In the present invention, it is possible to move one input/output to a different service in, e.g. a service having a plurality of inputs/outputs.

The multitask processor and method of the present invention are applicable to a system that has, as described above in connection with the illustrative embodiment, an alone or grouped objects, and provides a service by inputting or outputting the event to or from the object.

The present invention may also apply to, for example, a telephone switching system such as a media gateway controller (MGC). The present invention may also apply to, for example, a Web application server or the like.

The entire disclosure of Japanese patent application No. 2006-58438 filed on Mar. 3, 2005, including the specification, claims, accompanying drawings and abstract of the disclosure is incorporated herein by reference in its entirety.
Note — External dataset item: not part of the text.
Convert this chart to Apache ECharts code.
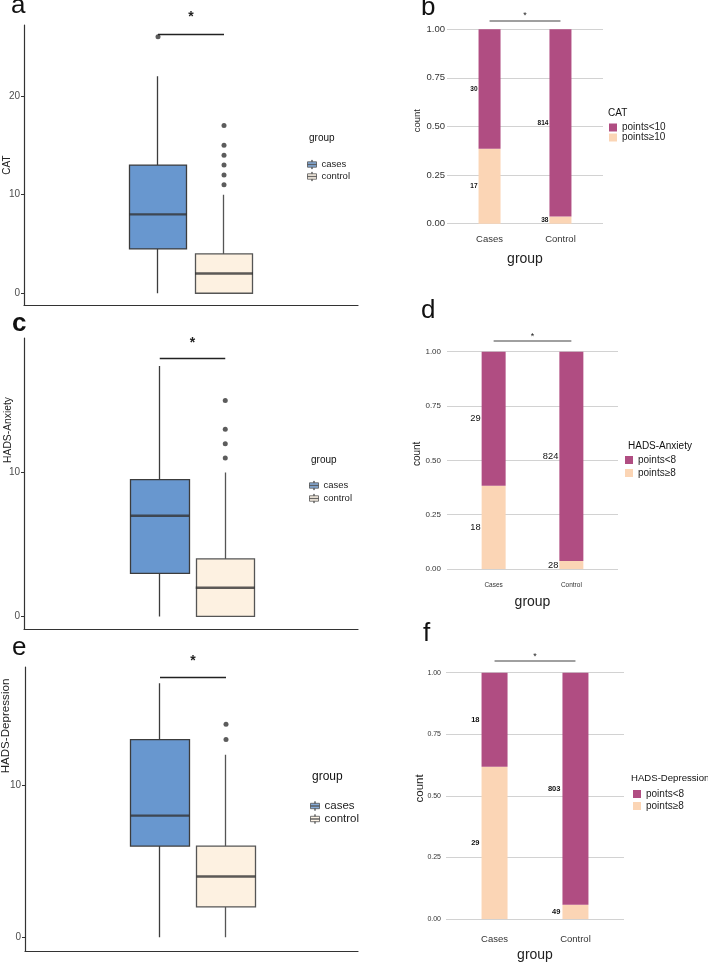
<!DOCTYPE html>
<html lang="en">
<head>
    <meta charset="UTF-8">
    <title>CAT and HADS by group</title>
    <style>html, body { margin: 0; padding: 0; background: #fff; }</style>
</head>
<body>

    <div id="echarts" style="width: 708px; height: 963px"></div>
    <script src="https://cdn.jsdelivr.net/npm/echarts@6.0.0/dist/echarts.min.js"></script>
    <script>
        // ---- data ----
        const groups = ['cases', 'control'];
        const barGroups = ['Cases', 'Control'];

        // box stats [min, Q1, median, Q3, max]
        const catBox = [[0, 4.5, 8, 13, 22], [0, 0, 2, 4, 10]];
        const catOutliers = [[26], [11, 12, 13, 14, 15, 17]];
        const anxBox = [[0, 3, 7, 9.5, 17.4], [0, 0, 2, 4, 10]];
        const anxOutliers = [[], [11, 12, 13, 15]];
        const depBox = [[0, 6, 8, 13, 16.7], [0, 2, 4, 6, 12]];
        const depOutliers = [[], [13, 14]];
        const boxTicks = [0, 10, 20];

        // stacked shares (low score on top, high score at the bottom) and the counts printed on them
        const catLowShare = [0.615, 0.963];
        const catHighShare = [0.385, 0.037];
        const catLowN = [30, 814];
        const catHighN = [17, 38];
        const anxLowShare = [0.617, 0.963];
        const anxHighShare = [0.383, 0.037];
        const anxLowN = [29, 824];
        const anxHighN = [18, 28];
        const depLowShare = [0.382, 0.942];
        const depHighShare = [0.618, 0.058];
        const depLowN = [18, 803];
        const depHighN = [29, 49];
        const shareTicks = [0, 0.25, 0.5, 0.75, 1];

        const FONT = '"Liberation Sans", Arial, sans-serif';
        const boxFill = ['#6897cf', '#fdf1e1'];
        const boxEdge = ['#3c3c3c', '#555555'];
        const PURPLE = '#b04d82';
        const PEACH = '#fbd5b5';
        const boxIcon = 'path://M0,2L10,2L10,8L0,8Z M0,4.8L10,4.8L10,5.2L0,5.2Z M4.8,0L5.2,0L5.2,2L4.8,2Z M4.8,8L5.2,8L5.2,10L4.8,10Z';

        const grid = [], xAxis = [], yAxis = [], series = [], legend = [], title = [];

        function addGrid(left, top, width, height) {
            grid.push({ left: left, top: top, width: width, height: height, outerBoundsMode: 'none', containLabel: false });
            return grid.length - 1;
        }

        function addText(text, left, top, size, bold) {
            title.push({
                text: text, left: left, top: top, padding: 0,
                textStyle: { fontSize: size, fontWeight: bold ? 'bold' : 'normal', color: '#111', fontFamily: FONT }
            });
        }

        function addBoxPanel(p) {
            // outer frame: axis lines, ticks, y name
            const a = addGrid(p.left, p.top, p.width, p.height);
            xAxis.push({
                type: 'category', gridIndex: a, data: [''],
                axisLine: { onZero: false, lineStyle: { color: '#333', width: 1.2 } },
                axisTick: { show: false }, axisLabel: { show: false }
            });
            yAxis.push({
                type: 'value', gridIndex: a, min: p.range[0], max: p.range[1],
                splitLine: { show: false },
                axisLine: { show: true, onZero: false, lineStyle: { color: '#333', width: 1.2 } },
                axisTick: { show: true, length: 3, customValues: boxTicks, lineStyle: { color: '#333' } },
                axisLabel: { customValues: boxTicks, color: '#4d4d4d', fontSize: 10, margin: 4, fontFamily: FONT },
                name: p.name, nameLocation: 'middle', nameGap: p.nameGap, nameMoveOverlap: false,
                nameTextStyle: { fontSize: p.nameSize, color: '#222', fontFamily: FONT, padding: p.namePad }
            });

            // inner band where the two dodged boxes sit
            const b = addGrid(p.boxLeft, p.top, p.boxStep * 2, p.height);
            xAxis.push({ type: 'category', gridIndex: b, data: groups, show: false });
            yAxis.push({ type: 'value', gridIndex: b, min: p.range[0], max: p.range[1], show: false });

            // box + whiskers (no caps, like ggplot) as candlesticks: [Q1, Q3, min, max]
            series.push({
                type: 'candlestick', xAxisIndex: b, yAxisIndex: b, barWidth: p.boxW,
                data: p.box.map((v, i) => ({
                    value: [v[1], v[3], v[0], v[4]],
                    itemStyle: { color: boxFill[i], color0: boxFill[i], borderColor: boxEdge[i], borderColor0: boxEdge[i], borderWidth: 1.3 }
                })),
                markLine: {
                    silent: true, symbol: ['none', 'none'], animation: false,
                    lineStyle: { color: '#222', width: 1.3, type: 'solid' },
                    label: { show: true, position: 'middle', formatter: '*', fontSize: 14, fontWeight: 'bold', color: '#222', distance: p.starGap, fontFamily: FONT },
                    data: [[{ coord: [groups[0], p.bracket] }, { coord: [groups[1], p.bracket] }]]
                }
            });
            // medians
            series.push({
                type: 'scatter', xAxisIndex: b, yAxisIndex: b, symbol: 'rect', symbolSize: [p.boxW, 2.4],
                itemStyle: { color: '#333' }, z: 5,
                data: p.box.map((v, i) => [groups[i], v[2]])
            });
            // outliers
            series.push({
                type: 'scatter', xAxisIndex: b, yAxisIndex: b, symbolSize: 5,
                itemStyle: { color: '#333' },
                data: p.outliers.flatMap((vals, i) => vals.map(v => [groups[i], v]))
            });
            groups.forEach((g, i) => series.push({
                type: 'scatter', name: g, xAxisIndex: b, yAxisIndex: b, data: [],
                itemStyle: { color: boxFill[i], borderColor: '#555', borderWidth: 1 }
            }));

            addText('group', p.legLeft + 2, p.legTitleTop, p.legSize + 0.5);
            legend.push({
                left: p.legLeft, top: p.legTop, orient: 'vertical', padding: 0,
                itemGap: p.legGap, itemWidth: 9, itemHeight: 10, selectedMode: false,
                data: groups.map((g, i) => ({
                    name: g, icon: boxIcon,
                    itemStyle: { color: boxFill[i], borderColor: '#555', borderWidth: 1 }
                })),
                textStyle: { fontSize: p.legSize, color: '#222', fontFamily: FONT }
            });
        }

        function addBarPanel(p) {
            // outer frame: grid lines, tick labels, axis names (ggplot spacing 0.4..2.6)
            const k = addGrid(p.left, p.top, p.width, p.height);
            xAxis.push({
                type: 'value', gridIndex: k, min: 0.4, max: 2.6,
                splitLine: { show: false }, axisLine: { show: false },
                axisTick: { show: false, customValues: [1, 2] },
                axisLabel: {
                    customValues: [1, 2], formatter: v => barGroups[v - 1],
                    fontSize: p.xTickSize, color: '#333', margin: p.xMargin, fontFamily: FONT
                },
                name: 'group', nameLocation: 'middle', nameGap: p.xNameGap, nameMoveOverlap: false,
                nameTextStyle: { fontSize: 14, color: '#222', fontFamily: FONT }
            });
            yAxis.push({
                type: 'value', gridIndex: k, min: 0, max: 1.06,
                axisLine: { show: false },
                axisTick: { show: false, customValues: shareTicks },
                axisLabel: {
                    customValues: shareTicks, formatter: v => v.toFixed(2),
                    fontSize: p.yTickSize, color: '#333', margin: p.yMargin, fontFamily: FONT
                },
                splitLine: { show: true, lineStyle: { color: '#d2d2d2', width: 1 } },
                name: 'count', nameLocation: 'middle', nameGap: p.yNameGap, nameMoveOverlap: false,
                nameTextStyle: { fontSize: p.yNameSize, color: '#222', fontFamily: FONT }
            });

            // inner category band holding the stacked bars
            const unit = p.width / 2.2;
            const b = addGrid(p.left + 0.1 * unit, p.top, 2 * unit, p.height);
            xAxis.push({ type: 'category', gridIndex: b, data: barGroups, show: false });
            yAxis.push({ type: 'value', gridIndex: b, min: 0, max: 1.06, show: false });

            const lbl = (counts) => ({
                show: true, position: 'left', distance: p.labelGap,
                formatter: d => counts[d.dataIndex],
                fontSize: p.labelSize, fontWeight: p.labelBold ? 'bold' : 'normal',
                color: '#111', fontFamily: FONT
            });
            series.push({
                type: 'bar', name: p.names[1], stack: 'share' + b, xAxisIndex: b, yAxisIndex: b,
                barWidth: p.barW, itemStyle: { color: PEACH },
                data: p.high,
                label: lbl(p.highN),
                markLine: {
                    silent: true, symbol: ['none', 'none'], animation: false,
                    lineStyle: { color: '#808080', width: 1.5, type: 'solid' },
                    label: { show: true, position: 'middle', formatter: '*', fontSize: 9, color: '#222', distance: 0, fontFamily: FONT },
                    data: [[{ coord: [barGroups[0], p.bracket] }, { coord: [barGroups[1], p.bracket] }]]
                }
            });
            series.push({
                type: 'bar', name: p.names[0], stack: 'share' + b, xAxisIndex: b, yAxisIndex: b,
                barWidth: p.barW, itemStyle: { color: PURPLE },
                data: p.low,
                label: lbl(p.lowN)
            });

            addText(p.legTitle, p.legLeft, p.legTitleTop, p.legTitleSize);
            legend.push({
                left: p.legLeft + p.keyShift, top: p.legTop, orient: 'vertical', padding: 0,
                itemGap: p.legGap, itemWidth: 8, itemHeight: 8, selectedMode: false,
                data: [
                    { name: p.names[0], icon: 'rect', itemStyle: { color: PURPLE, borderWidth: 0 } },
                    { name: p.names[1], icon: 'rect', itemStyle: { color: PEACH, borderWidth: 0 } }
                ],
                textStyle: { fontSize: 10, color: '#222', fontFamily: FONT, lineHeight: p.legLine }
            });
        }

        // panel letters
        addText('a', 11, -7, 26);
        addText('b', 421, -5, 26);
        addText('c', 12, 311, 26, true);
        addText('d', 421, 298, 26);
        addText('e', 12, 635, 26);
        addText('f', 423, 621, 26);

        addBoxPanel({
            left: 24, top: 25, width: 334, height: 280, range: [-1.19, 27.2],
            boxLeft: 125, boxStep: 66, boxW: 58,
            box: catBox, outliers: catOutliers, bracket: 26.3, starGap: 10,
            name: 'CAT', nameSize: 10, nameGap: 12, namePad: [0, 0, 0, 0],
            legLeft: 307, legTop: 159.5, legTitleTop: 133, legGap: 2, legSize: 9.5
        });
        addBoxPanel({
            left: 24, top: 338, width: 334, height: 291, range: [-0.87, 19.34],
            boxLeft: 127, boxStep: 65.5, boxW: 59,
            box: anxBox, outliers: anxOutliers, bracket: 17.9, starGap: 9,
            name: 'HADS-Anxiety', nameSize: 10.3, nameGap: 11, namePad: [0, 0, 0, 107],
            legLeft: 309, legTop: 480.5, legTitleTop: 455, legGap: 3, legSize: 9.5
        });
        addBoxPanel({
            left: 25, top: 667, width: 333, height: 284, range: [-0.9, 17.77],
            boxLeft: 127, boxStep: 66, boxW: 59,
            box: depBox, outliers: depOutliers, bracket: 17.1, starGap: 9,
            name: 'HADS-Depression', nameSize: 11.6, nameGap: 13, namePad: [0, 0, 0, 166],
            legLeft: 310, legTop: 800, legTitleTop: 771, legGap: 1, legSize: 11.5
        });

        addBarPanel({
            left: 447, top: 17.6, width: 156, height: 206.1,
            low: catLowShare, high: catHighShare, lowN: catLowN, highN: catHighN,
            names: ['points<10', 'points≥10'], bracket: 1.046, barW: 22,
            labelSize: 6.5, labelBold: true, labelGap: 1,
            xTickSize: 9.5, xMargin: 11, xNameGap: 28, yTickSize: 9.5, yMargin: 2, yNameGap: 25, yNameSize: 9.5,
            legTitle: 'CAT', legTitleSize: 10, legLeft: 608, legTitleTop: 108, keyShift: 1, legTop: 122.5, legGap: 0, legLine: 9.5
        });
        addBarPanel({
            left: 447, top: 338.7, width: 171, height: 230.3,
            low: anxLowShare, high: anxHighShare, lowN: anxLowN, highN: anxHighN,
            names: ['points<8', 'points≥8'], bracket: 1.049, barW: 24,
            labelSize: 9.3, labelBold: false, labelGap: 1,
            xTickSize: 6.5, xMargin: 13, xNameGap: 26, yTickSize: 8, yMargin: 6, yNameGap: 25, yNameSize: 10,
            legTitle: 'HADS-Anxiety', legTitleSize: 10, legLeft: 628, legTitleTop: 441, keyShift: -3, legTop: 455, legGap: 3, legLine: 10
        });
        addBarPanel({
            left: 446, top: 657.9, width: 178, height: 261.1,
            low: depLowShare, high: depHighShare, lowN: depLowN, highN: depHighN,
            names: ['points<8', 'points≥8'], bracket: 1.047, barW: 26,
            labelSize: 7.5, labelBold: true, labelGap: 2,
            xTickSize: 9.5, xMargin: 15, xNameGap: 29, yTickSize: 7, yMargin: 5, yNameGap: 20, yNameSize: 11.5,
            legTitle: 'HADS-Depression', legTitleSize: 9.6, legLeft: 631, legTitleTop: 773, keyShift: 2, legTop: 789, legGap: 2, legLine: 10
        });

        const option = {
            animation: false,
            backgroundColor: '#fff',
            textStyle: { fontFamily: FONT },
            title: title,
            legend: legend,
            grid: grid,
            xAxis: xAxis,
            yAxis: yAxis,
            series: series
        };

        var chartDom = document.getElementById("echarts");
        var myChart = echarts.init(chartDom);
        myChart.setOption(option);
    </script>
</body>
</html>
While the present invention has been described with reference to the particular illustrative embodiment, it is not to be restricted by the embodiment. It is to be appreciated that those skilled in the art can change or modify the embodiment without departing from the scope and spirit of the present invention.

Claims

1. An exclusive control method in a multitask system in which a single main controller executes events under an exclusive control by a service-providing program running under the system, the events being generated in a congested state, said method comprising the steps of:

defining an exclusive group that comprises an exclusive-control object having one or more service objects belonging thereto contained, which are necessary to provide the service to a same providee;

separating the events, on a basis of respective execution urgency, into a priority event that preferentially executes a process and a non-priority event;

allowing each of the service objects to comprise a non-priority-event queue that contains a non-priority event associated with the service object;

providing a link over all non-priority events in the exclusive group, which are queued in the non-priority-event queues in the service objects;

allowing the exclusive-control object to comprise a priority-event queue that contains a priority event; and

having the exclusive-control object executing preferentially the priority-event that is queued in the priority-event queue to the non-priority-events that are provided with the link and are queued in the non-priority-event queues in the service objects when the exclusive group obtains an execution right.

2. The method in accordance with claim 1, further comprising the step of depending on a nature or a stage of the provided service to add a service object in the exclusive group, or to remove a predetermined service object from the exclusive group with a new link provided to the non-priority events.

3. The method in accordance with claim 1, further comprising the step of coupling, depending on a nature or a stage of the provided service, a plurality of exclusive groups to provide a mother-daughter relation between the exclusive-control objects in the exclusive groups with each of the exclusive-control objects maintaining a contained condition of the service object.

4. The method in accordance with claim 3, wherein the mother exclusive-control object performs the exclusive control of the daughter exclusive-control object in the same way as for the service object contained by the mother exclusive-control object.

5. The method in accordance with claim 3, further comprising the step of breaking, depending on a nature or a stage of the provided service, the mother-daughter relation between two of the exclusive-control objects to divide the coupled exclusive group into two exclusive groups.

6. The method in accordance with claim 3, further comprising the step of moving, depending on a nature or a stage of the provided service, the service object in the coupled exclusive group.

7. The method in accordance with claim 6, further comprising the step of changing an exclusive-control object to which the service object is to belonging.